Even in the university, in which liberal minds are supposed to thrive, we are always cautious not to rock the boat. It is saddening that many people have deep problems with the system, but would remain silent or would not dare speak up, and would rely on those who have the courage (or stupidity, perhaps, or naiveté) to speak on their behalf. No wonder we have very few heroes and martyrs, even as oppressive and corrupt governments, and bad administrations and leaders flourish with the tacit consent of the many.
For example, it is a sad day when in the name of institutional harmony, employees would vote to tie their hands by allowing their employer not to implement the mandated retirement age of 65, and instead keep the lower age of 60 which is not in accordance with the law.
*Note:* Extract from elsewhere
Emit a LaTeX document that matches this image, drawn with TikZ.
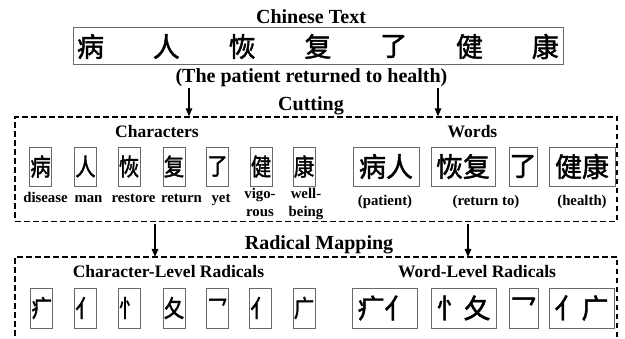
\documentclass[tikz,border=0pt]{standalone}
\usepackage{fontspec}
\usepackage{graphicx}
\setmainfont{Liberation Serif}
\newfontfamily\cjk{Noto Sans CJK SC}[FakeBold=1.6]
\usetikzlibrary{arrows.meta}
\definecolor{boxgray}{RGB}{105,105,105}
\begin{document}
\begin{tikzpicture}[x=1pt,y=-1pt,
  ttl/.style={font=\fontsize{20}{22}\selectfont\bfseries, inner sep=0, anchor=base},
  sub/.style={font=\fontsize{17.5}{20}\selectfont\bfseries, inner sep=0, anchor=base},
  lbl/.style={font=\fontsize{14.8}{18}\selectfont\bfseries, inner sep=0, anchor=base, align=center},
  topch/.style={font=\cjk\fontsize{27}{27}\selectfont, inner sep=0},
  sbox/.style={draw=boxgray, line width=0.8pt, minimum width=22pt, minimum height=39pt, inner sep=0,
    font=\cjk\fontsize{24}{24}\selectfont},
  wbox/.style={draw=boxgray, line width=0.8pt, minimum height=39pt, inner sep=0,
    font=\cjk\fontsize{27}{27}\selectfont},
  dbox/.style={draw=black, line width=1.3pt, dash pattern=on 5.5pt off 3.5pt},
  arr/.style={draw=black, line width=1.3pt, -{Triangle[length=8pt,width=6.5pt]}}
]
\clip (0,0) rectangle (625,339);
% ---------- top ----------
\node[ttl] (title) at (311,24) {Chinese Text};
\node[draw=boxgray, line width=0.9pt, minimum width=490pt, minimum height=37pt, inner sep=0] (sentbox) at (318,45.5) {};
\foreach \c [count=\i from 0] in {病,人,恢,复,了,健,康}{
  \node[topch] (t\i) at (90.5+75.8*\i,46.5) {\c};
}
\node[ttl] (trans) at (311.5,83) {(The patient returned to health)};
\node[ttl] (cut) at (311,111) {Cutting};
% ---------- cutting box ----------
\node[dbox, minimum width=602pt, minimum height=104.5pt, inner sep=0] (cutbox) at (316,169.25) {};
\coordinate (a1) at (189,88);
\coordinate (a2) at (438,88);
\draw[arr] (a1) -- (a1 |- cutbox.north);
\draw[arr] (a2) -- (a2 |- cutbox.north);
\node[sub] (chars) at (157,138) {Characters};
\node[sub] (words) at (472.5,138) {Words};
% single characters
\node[sbox] (c1) at (40.5,166.5) {\scalebox{0.85}[1]{病}};
\node[sbox] (c2) at (85.5,166.5) {\scalebox{0.85}[1]{人}};
\node[sbox] (c3) at (129,166.5) {\scalebox{0.85}[1]{恢}};
\node[sbox] (c4) at (174,166.5) {\scalebox{0.85}[1]{复}};
\node[sbox] (c5) at (217.5,166.5) {\scalebox{0.85}[1]{了}};
\node[sbox] (c6) at (261,166.5) {\scalebox{0.85}[1]{健}};
\node[sbox] (c7) at (304,166.5) {\scalebox{0.85}[1]{康}};
\node[lbl] (l1) at (45.5,202.5) {disease};
\node[lbl] (l2) at (88.5,202.5) {man};
\node[lbl] (l3) at (133.5,202.5) {restore};
\node[lbl] (l4) at (181.5,202.5) {return};
\node[lbl] (l5) at (221,202.5) {yet};
\node[lbl] (l6) at (260,217) {vigo-\\rous};
\node[lbl] (l7) at (306,217) {well-\\being};
% words
\node[wbox, minimum width=66pt] (w1) at (386,166.5) {病人};
\node[wbox, minimum width=64pt] (w2) at (463,166.5) {恢复};
\node[wbox, minimum width=28pt] (w3) at (523,166.5) {了};
\node[wbox, minimum width=66pt] (w4) at (582,166.5) {健康};
\node[lbl] (m1) at (385,205.5) {(patient)};
\node[lbl] (m2) at (486,205.5) {(return to)};
\node[lbl] (m3) at (582,205.5) {(health)};
% ---------- radical mapping ----------
\node[ttl] (rm) at (319,250) {Radical Mapping};
\coordinate (b1) at (155,224);
\coordinate (b2) at (468,224);
\path (15,257) coordinate (rbl) (617,257) coordinate (rbr);
\draw[dbox] (15,345) -- (rbl) -- (rbr) -- (617,345);
\draw[arr] (b1) -- (b1 |- rbl);
\draw[arr] (b2) -- (b2 |- rbl);
\node[sub] (clr) at (168.5,278) {Character-Level Radicals};
\node[sub] (wlr) at (477,278) {Word-Level Radicals};
\node[sbox, minimum height=40pt] (r1) at (41.7,308) {\scalebox{0.85}[1]{疒}};
\node[sbox, minimum height=40pt] (r2) at (85.5,308) {\scalebox{0.85}[1]{亻}};
\node[sbox, minimum height=40pt] (r3) at (129,308) {\scalebox{0.85}[1]{忄}};
\node[sbox, minimum height=40pt] (r4) at (174,308) {\scalebox{0.85}[1]{夂}};
\node[sbox, minimum height=40pt] (r5) at (217.5,308) {\scalebox{0.85}[1]{乛}};
\node[sbox, minimum height=40pt] (r6) at (260.5,308) {\scalebox{0.85}[1]{亻}};
\node[sbox, minimum height=40pt] (r7) at (304,308) {\scalebox{0.85}[1]{广}};
\node[wbox, minimum height=40pt, minimum width=65pt] (v1) at (384.5,308) {疒亻};
\node[wbox, minimum height=40pt, minimum width=65pt] (v2) at (463.5,308) {忄夂};
\node[wbox, minimum height=40pt, minimum width=29pt] (v3) at (523.5,308) {乛};
\node[wbox, minimum height=40pt, minimum width=65pt] (v4) at (581.5,308) {亻广};
\end{tikzpicture}
\end{document}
In the guise of maintaining institutional peace, these people have voted against their interest, and in effect have bound the minority to vacate their rights not to be forced to retire earlier than what the law has provided.
Courage is supposed to be a virtue, but people choose to be afraid of the blowback because fear is more convenient, and safe.
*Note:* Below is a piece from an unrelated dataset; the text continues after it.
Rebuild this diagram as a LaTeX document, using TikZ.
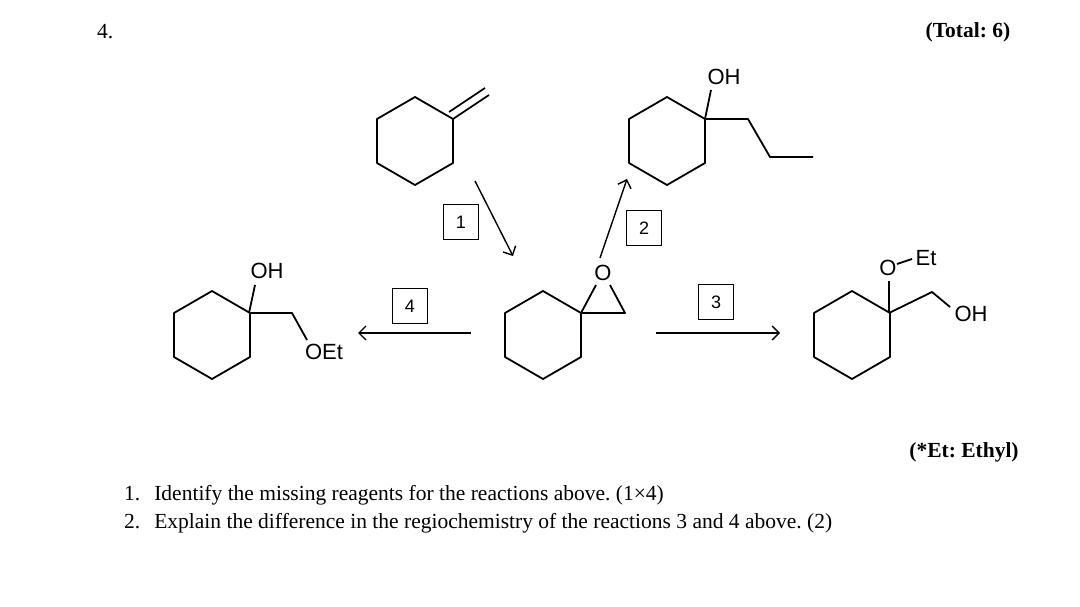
\documentclass[tikz,border=0pt]{standalone}
\usepackage{fontspec}
\usetikzlibrary{arrows.meta}
\setmainfont{Liberation Serif}
\newfontfamily\chem{Liberation Sans}
\frenchspacing
\begin{document}
\begin{tikzpicture}[x=1pt,y=-1pt,
  bond/.style={line width=1.8pt,line join=round},
  arr/.style={line width=1.4pt,-{Straight Barb[length=7pt]}},
  lab/.style={font=\chem\fontsize{22}{24}\selectfont,inner sep=0pt},
  numbox/.style={draw,line width=1.1pt,minimum width=35pt,minimum height=35pt,font=\chem\fontsize{18}{20}\selectfont},
  txt/.style={font=\fontsize{21.5}{24}\selectfont,inner sep=0pt,anchor=west}]
\useasboundingbox (0,0) rectangle (1080,607);
\newcommand{\hexring}[2]{\draw[bond] (#1,#2-44) -- (#1+38,#2-22) -- (#1+38,#2+22) -- (#1,#2+44) -- (#1-38,#2+22) -- (#1-38,#2-22) -- cycle;}
% top-left methylenecyclohexane
\hexring{415}{141}
\draw[bond] (453,119) -- (489,95);
\draw[bond] (449,112) -- (485,88);
% top-right alcohol
\hexring{667}{141}
\node[lab] (oh1) at (724,77) {OH};
\draw[bond] (705,119) -- (711,90);
\draw[bond] (705,119) -- (748,119) -- (770,157) -- (813,157);
% epoxide
\hexring{543}{335}
\node[lab] (o1) at (603,273) {O};
\draw[bond] (581,313) -- (596,285);
\draw[bond] (610,285) -- (625,313) -- (581,313);
% left product
\hexring{212}{335}
\node[lab] (oh2) at (267,271) {OH};
\draw[bond] (249,313) -- (255,285);
\draw[bond] (249,313) -- (292,313) -- (307,340);
\node[lab] (oet) at (324,352) {OEt};
% right product
\hexring{852}{335}
\node[lab] (o2) at (888,268) {O};
\draw[bond] (889,313) -- (889,281);
\node[lab] (et) at (926,258) {Et};
\draw[bond] (897,264) -- (912,259);
\draw[bond] (889,313) -- (932,292) -- (950,307);
\node[lab] (oh3) at (971,314) {OH};
% arrows
\coordinate (a1s) at (475,181); \coordinate (a1e) at (513,256);
\coordinate (a2s) at (600,258); \coordinate (a2e) at (627,179);
\coordinate (a4s) at (471,333); \coordinate (a4e) at (358,333);
\coordinate (a3s) at (656,333); \coordinate (a3e) at (780,333);
\draw[arr] (a1s) -- (a1e);
\draw[arr] (a2s) -- (a2e);
\draw[arr] (a4s) -- (a4e);
\draw[arr] (a3s) -- (a3e);
\node[numbox] (b1) at (461,222) {1};
\node[numbox] (b2) at (644,228) {2};
\node[numbox] (b4) at (410,306) {4};
\node[numbox] (b3) at (716,302) {3};
% texts
\node[txt] (q) at (97,32) {4.};
\node[font=\bfseries\fontsize{21.5}{24}\selectfont,inner sep=0pt] (tot) at (968,32) {(Total: 6)};
\node[font=\bfseries\fontsize{21.5}{24}\selectfont,inner sep=0pt] (eth) at (964,452) {(*Et: Ethyl)};
\node[txt] (l1) at (124,495) {1.\hspace{14pt}Identify the missing reagents for the reactions above. (1×4)};
\node[txt] (l2) at (124,523) {2.\hspace{14pt}Explain the difference in the regiochemistry of the reactions 3 and 4 above. (2)};
\end{tikzpicture}
\end{document}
We can always romanticize our proclivity towards harmony, and elevate it as a norm that justifies silence and acceptance. We can root this from many different sources, from our Catholic upbringing where forgiveness is seen as a virtue, in addition to poverty. But there is another domain which nurtures and naturalizes fear.
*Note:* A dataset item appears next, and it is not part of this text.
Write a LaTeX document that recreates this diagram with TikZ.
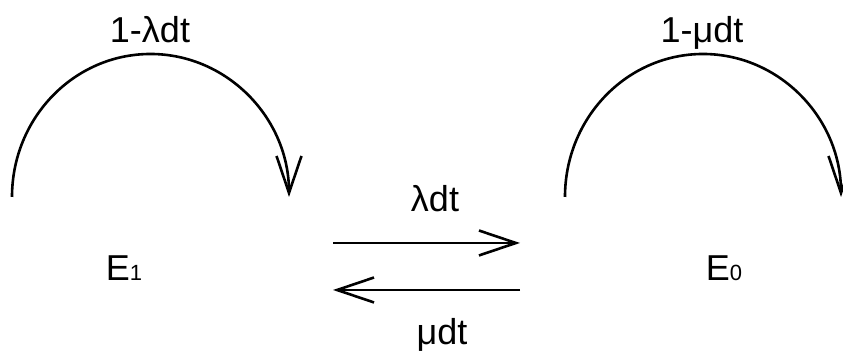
\documentclass[tikz,border=0pt]{standalone}
\usepackage{fontspec}
\setmainfont{Liberation Sans}
\usetikzlibrary{arrows.meta}

\begin{document}
\begin{tikzpicture}[x=0.5pt,y=0.5pt]
			\tikzstyle{every node}+=[inner sep=0pt, font=\fontsize{18}{20}\selectfont]
			\tikzstyle{trans}=[line width=1.3pt, -{Straight Barb[length=18.5pt,width=12.5pt,line width=1.3pt]}]
			\tikzstyle{stay}=[trans]
			\newcommand{\idx}[1]{{\fontsize{11}{12}\selectfont #1}}
			\useasboundingbox (0,0) rectangle (843,351);
			% states
			\node [anchor=base] (e1) at (124,70) {E\idx{1}};
			\node [anchor=base] (e0) at (724,70) {E\idx{0}};
			% self loops
			\coordinate (e1loop) at (12,154);
			\coordinate (e0loop) at (565,154);
			\draw [stay] (e1loop) arc (180:0:138.5 and 143);
			\draw [stay] (e0loop) arc (180:0:138 and 143);
			\node [anchor=base] (p11) at (150,308) {1-λdt};
			\node [anchor=base] (p00) at (702,308) {1-μdt};
			% transitions between states
			\coordinate (up1) at (333,108);
			\coordinate (up0) at (520,108);
			\coordinate (lo0) at (520,61);
			\coordinate (lo1) at (333,61);
			\draw [trans] (up1) -- (up0);
			\draw [trans] (lo0) -- (lo1);
			\node [anchor=base] (p10) at (435,139) {λdt};
			\node [anchor=base] (p01) at (442,6) {μdt};
		\end{tikzpicture}
\end{document}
The domestic sphere of the home, as an ordinary space, may provide for insidious, yet seemingly innocent, mechanisms to constrain the production of courage. And this resides in the manner we deploy narratives of caring and nurturing embodied in seemingly innocent lullabies, games and songs.
Our Filipino lullabies that were supposed to lull us to sleep may seem innocent, but embedded in their texts are two dominant and threatening narratives: “Baby, you better sleep or something bad will happen;” or, “Baby, you have to sleep now since something bad has happened.”
Melancholy in some lullabies is associated with fear of separation. Take for example the Visayan lullaby that sings: “Ili ili, tulog anay, wala dire imong nanay, kadto tienda, bakal papay, ili ili, tulog anay” (Sleep, baby sleep. Your mother is not here. She is off to the store to buy bread.)
There is even one Bikolano lullaby whose message is appallingly morbid, putting into song the consequences of being a bad child. The miscreant asks his parents to cut off his head and throw it in the lake, with the hope that they would later take pity and take back the severed head when they see it floating in the water (“Ay Nanay, ay Tatay, kun ako maraot, pugutan nin payo, ibuntog sa lawod. Kun mahiling nindo na aanod-anod, ay nanay ay tatay, sapuda man tulos.”).
Imagine how babies would have reacted. In singing these songs, we in fact do not lull them to sleep. We scare them to death!
However, Western narratives for lulling babies to sleep are just as guilty. One can just imagine the effect on a child of being lulled to sleep by a song about a baby being rocked in a cradle on a treetop, being told softly that there is a possibility that the treetop will break and the cradle will fall, babies and all. I vividly remember the distressed face of my eldest son when he was still a baby every time I sang this lullaby to him.
Even nursery rhymes are also full of scary images of eggs falling from a wall and not being able to be made whole again, or of Jack and Jill falling down a hill. Many fables and fairy tales have a plethora of witches and ogres. The root of some narratives are actually dark, a thought that crosses my mind when I think about the seemingly innocent rhyme about rings of roses in a pocketful of posies being rooted in the Black Plague when children really “fall down” after sneezing.
While a more systematic study has to be conducted on the possible effects of these lullabies, nursery rhymes and fairy tales to future citizenship, others have already gone further to recast some of these in more “politically correct” ways, such as in writing children’s stories or rewriting popular fairy tales that already tell lessons about gender equality and critical thinking.
Maybe the moment we begin to sing lullabies of courage, tell nursery rhymes of bravery and read fairy tales of liberation will be the time that we will no longer be looking for heroes. In that ideal world, doing heroic deeds would become the new normal, and voting against one’s interest due to fear of institutional disharmony will no longer have a chance of winning.